The exercise: Give every line back verbatim, dropping all images.

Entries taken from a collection
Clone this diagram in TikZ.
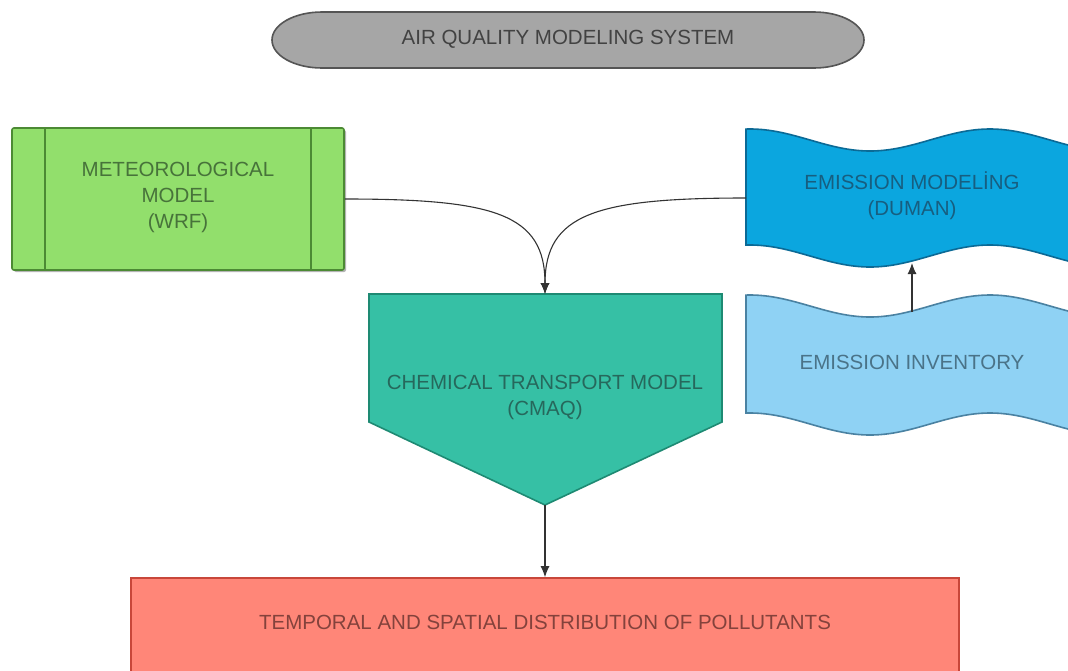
\documentclass[tikz,border=0pt]{standalone}
\usepackage{fontspec}
\setmainfont{Liberation Sans}
\usetikzlibrary{arrows.meta}
\definecolor{titlefill}{HTML}{A6A6A6}
\definecolor{titledraw}{HTML}{555555}
\definecolor{titletext}{HTML}{424242}
\definecolor{greenfill}{HTML}{92DF6C}
\definecolor{greendraw}{HTML}{4C8A34}
\definecolor{greentext}{HTML}{47733A}
\definecolor{tealfill}{HTML}{36C0A5}
\definecolor{tealdraw}{HTML}{1E8A73}
\definecolor{tealtext}{HTML}{26685C}
\definecolor{modfill}{HTML}{0BA6DF}
\definecolor{moddraw}{HTML}{0B6A96}
\definecolor{modtext}{HTML}{175E80}
\definecolor{invfill}{HTML}{8FD2F4}
\definecolor{invdraw}{HTML}{4A82A2}
\definecolor{invtext}{HTML}{4A7388}
\definecolor{redfill}{HTML}{FF8678}
\definecolor{reddraw}{HTML}{C8473A}
\definecolor{redtext}{HTML}{84423C}
\definecolor{linec}{HTML}{333333}
\definecolor{shadowc}{HTML}{B4B4B4}
\begin{document}
\begin{tikzpicture}[x=1pt,y=-1pt,
  lbl/.style={font=\fontsize{20.5}{26}\selectfont, align=center, inner sep=0pt},
  conn/.style={draw=linec, line width=1.1pt, -{Latex[length=11pt,width=9pt]}},
  edge/.style={line width=1.6pt}]
\useasboundingbox (0,0) rectangle (1068,670);
\clip (0,0) rectangle (1068,670);
\fill[white] (0,0) rectangle (1068,670);

% title
\path[fill=titlefill, draw=titledraw, edge]
  (322,12) -- (814,12)
  .. controls (841.6,12) and (864,24.5) .. (864,40)
  .. controls (864,55.5) and (841.6,68) .. (814,68)
  -- (322,68)
  .. controls (294.4,68) and (272,55.5) .. (272,40)
  .. controls (272,24.5) and (294.4,12) .. (322,12) -- cycle;
\node[lbl, text=titletext] (title) at (568,39) {AIR QUALITY MODELING SYSTEM};

% meteorological model
\fill[shadowc, rounded corners=2pt] (14,130) rectangle (346,272);
\node[draw=greendraw, fill=greenfill, edge, minimum width=332pt, minimum height=142pt,
  rounded corners=2pt, inner sep=0pt] (wrf) at (178,199) {};
\draw[greendraw, edge] ([xshift=34pt]wrf.north west) -- ([xshift=34pt]wrf.south west);
\draw[greendraw, edge] ([xshift=-34pt]wrf.north east) -- ([xshift=-34pt]wrf.south east);
\node[lbl, text=greentext] (wrftext) at (178,197) {METEOROLOGICAL\\MODEL\\(WRF)};

% chemical transport model
\path[fill=tealfill, draw=tealdraw, edge]
  (369,294) -- (722,294) -- (722,422) -- (545,505) -- (369,422) -- cycle;
\node[lbl, text=tealtext] (cmaq) at (545,397) {CHEMICAL TRANSPORT MODEL\\(CMAQ)};
\coordinate (cmaqtop) at (545,294);
\coordinate (cmaqtip) at (545,505);

% emission modeling
\path[fill=modfill, draw=moddraw, edge]
  plot[domain=746:1080, samples=90] (\x, {140-11*cos(1.5*(\x-750))})
  -- plot[domain=1080:746, samples=90] (\x, {256-11*cos(1.5*(\x-750))}) -- cycle;
\node[lbl, text=modtext] (duman) at (912,196) {EMISSION MODELİNG\\(DUMAN)};
\coordinate (modleft) at (746,198);
\coordinate (modbot) at (912,263);

% emission inventory
\path[fill=invfill, draw=invdraw, edge]
  plot[domain=746:1080, samples=90] (\x, {306-11*cos(1.5*(\x-750))})
  -- plot[domain=1080:746, samples=90] (\x, {424-11*cos(1.5*(\x-750))}) -- cycle;
\node[lbl, text=invtext] (inv) at (912,362) {EMISSION INVENTORY};
\coordinate (invtop) at (912,312);

% result
\node[draw=reddraw, fill=redfill, edge, minimum width=828pt, minimum height=112pt,
  inner sep=0pt] (red) at (545,634) {};
\node[lbl, text=redtext] (redtext) at (545,622) {TEMPORAL AND SPATIAL DISTRIBUTION OF POLLUTANTS};

% connectors
\draw[conn] (wrf.east) .. controls +(150,0) and +(0,-80) .. (cmaqtop);
\draw[conn] (modleft) .. controls +(-150,0) and +(0,-80) .. (cmaqtop);
\draw[conn] (invtop) -- (modbot);
\draw[conn] (cmaqtip) -- (red.north);
\end{tikzpicture}
\end{document}
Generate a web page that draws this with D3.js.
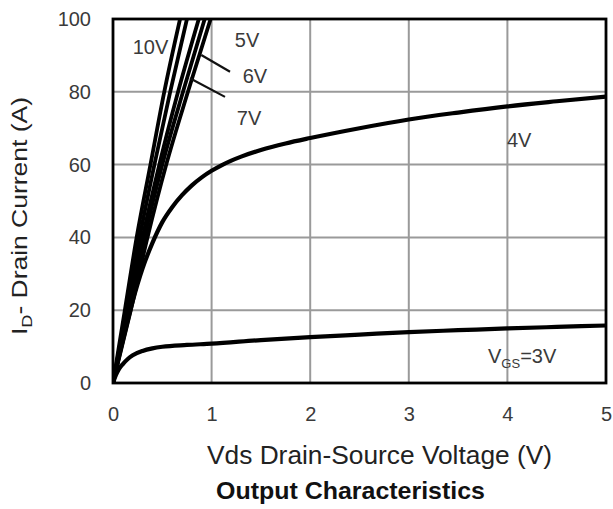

Answer to this task:
Clone this diagram in TikZ.
\documentclass[tikz,border=0pt]{standalone}
\usepackage{fontspec}
\setmainfont{Liberation Sans}
\usetikzlibrary{arrows.meta}
\definecolor{titlefill}{HTML}{A6A6A6}
\definecolor{titledraw}{HTML}{555555}
\definecolor{titletext}{HTML}{424242}
\definecolor{greenfill}{HTML}{92DF6C}
\definecolor{greendraw}{HTML}{4C8A34}
\definecolor{greentext}{HTML}{47733A}
\definecolor{tealfill}{HTML}{36C0A5}
\definecolor{tealdraw}{HTML}{1E8A73}
\definecolor{tealtext}{HTML}{26685C}
\definecolor{modfill}{HTML}{0BA6DF}
\definecolor{moddraw}{HTML}{0B6A96}
\definecolor{modtext}{HTML}{175E80}
\definecolor{invfill}{HTML}{8FD2F4}
\definecolor{invdraw}{HTML}{4A82A2}
\definecolor{invtext}{HTML}{4A7388}
\definecolor{redfill}{HTML}{FF8678}
\definecolor{reddraw}{HTML}{C8473A}
\definecolor{redtext}{HTML}{84423C}
\definecolor{linec}{HTML}{333333}
\definecolor{shadowc}{HTML}{B4B4B4}
\begin{document}
\begin{tikzpicture}[x=1pt,y=-1pt,
  lbl/.style={font=\fontsize{20.5}{26}\selectfont, align=center, inner sep=0pt},
  conn/.style={draw=linec, line width=1.1pt, -{Latex[length=11pt,width=9pt]}},
  edge/.style={line width=1.6pt}]
\useasboundingbox (0,0) rectangle (1068,670);
\clip (0,0) rectangle (1068,670);
\fill[white] (0,0) rectangle (1068,670);

% title
\path[fill=titlefill, draw=titledraw, edge]
  (322,12) -- (814,12)
  .. controls (841.6,12) and (864,24.5) .. (864,40)
  .. controls (864,55.5) and (841.6,68) .. (814,68)
  -- (322,68)
  .. controls (294.4,68) and (272,55.5) .. (272,40)
  .. controls (272,24.5) and (294.4,12) .. (322,12) -- cycle;
\node[lbl, text=titletext] (title) at (568,39) {AIR QUALITY MODELING SYSTEM};

% meteorological model
\fill[shadowc, rounded corners=2pt] (14,130) rectangle (346,272);
\node[draw=greendraw, fill=greenfill, edge, minimum width=332pt, minimum height=142pt,
  rounded corners=2pt, inner sep=0pt] (wrf) at (178,199) {};
\draw[greendraw, edge] ([xshift=34pt]wrf.north west) -- ([xshift=34pt]wrf.south west);
\draw[greendraw, edge] ([xshift=-34pt]wrf.north east) -- ([xshift=-34pt]wrf.south east);
\node[lbl, text=greentext] (wrftext) at (178,197) {METEOROLOGICAL\\MODEL\\(WRF)};

% chemical transport model
\path[fill=tealfill, draw=tealdraw, edge]
  (369,294) -- (722,294) -- (722,422) -- (545,505) -- (369,422) -- cycle;
\node[lbl, text=tealtext] (cmaq) at (545,397) {CHEMICAL TRANSPORT MODEL\\(CMAQ)};
\coordinate (cmaqtop) at (545,294);
\coordinate (cmaqtip) at (545,505);

% emission modeling
\path[fill=modfill, draw=moddraw, edge]
  plot[domain=746:1080, samples=90] (\x, {140-11*cos(1.5*(\x-750))})
  -- plot[domain=1080:746, samples=90] (\x, {256-11*cos(1.5*(\x-750))}) -- cycle;
\node[lbl, text=modtext] (duman) at (912,196) {EMISSION MODELİNG\\(DUMAN)};
\coordinate (modleft) at (746,198);
\coordinate (modbot) at (912,263);

% emission inventory
\path[fill=invfill, draw=invdraw, edge]
  plot[domain=746:1080, samples=90] (\x, {306-11*cos(1.5*(\x-750))})
  -- plot[domain=1080:746, samples=90] (\x, {424-11*cos(1.5*(\x-750))}) -- cycle;
\node[lbl, text=invtext] (inv) at (912,362) {EMISSION INVENTORY};
\coordinate (invtop) at (912,312);

% result
\node[draw=reddraw, fill=redfill, edge, minimum width=828pt, minimum height=112pt,
  inner sep=0pt] (red) at (545,634) {};
\node[lbl, text=redtext] (redtext) at (545,622) {TEMPORAL AND SPATIAL DISTRIBUTION OF POLLUTANTS};

% connectors
\draw[conn] (wrf.east) .. controls +(150,0) and +(0,-80) .. (cmaqtop);
\draw[conn] (modleft) .. controls +(-150,0) and +(0,-80) .. (cmaqtop);
\draw[conn] (invtop) -- (modbot);
\draw[conn] (cmaqtip) -- (red.north);
\end{tikzpicture}
\end{document}
Generate a web page that draws this with D3.js.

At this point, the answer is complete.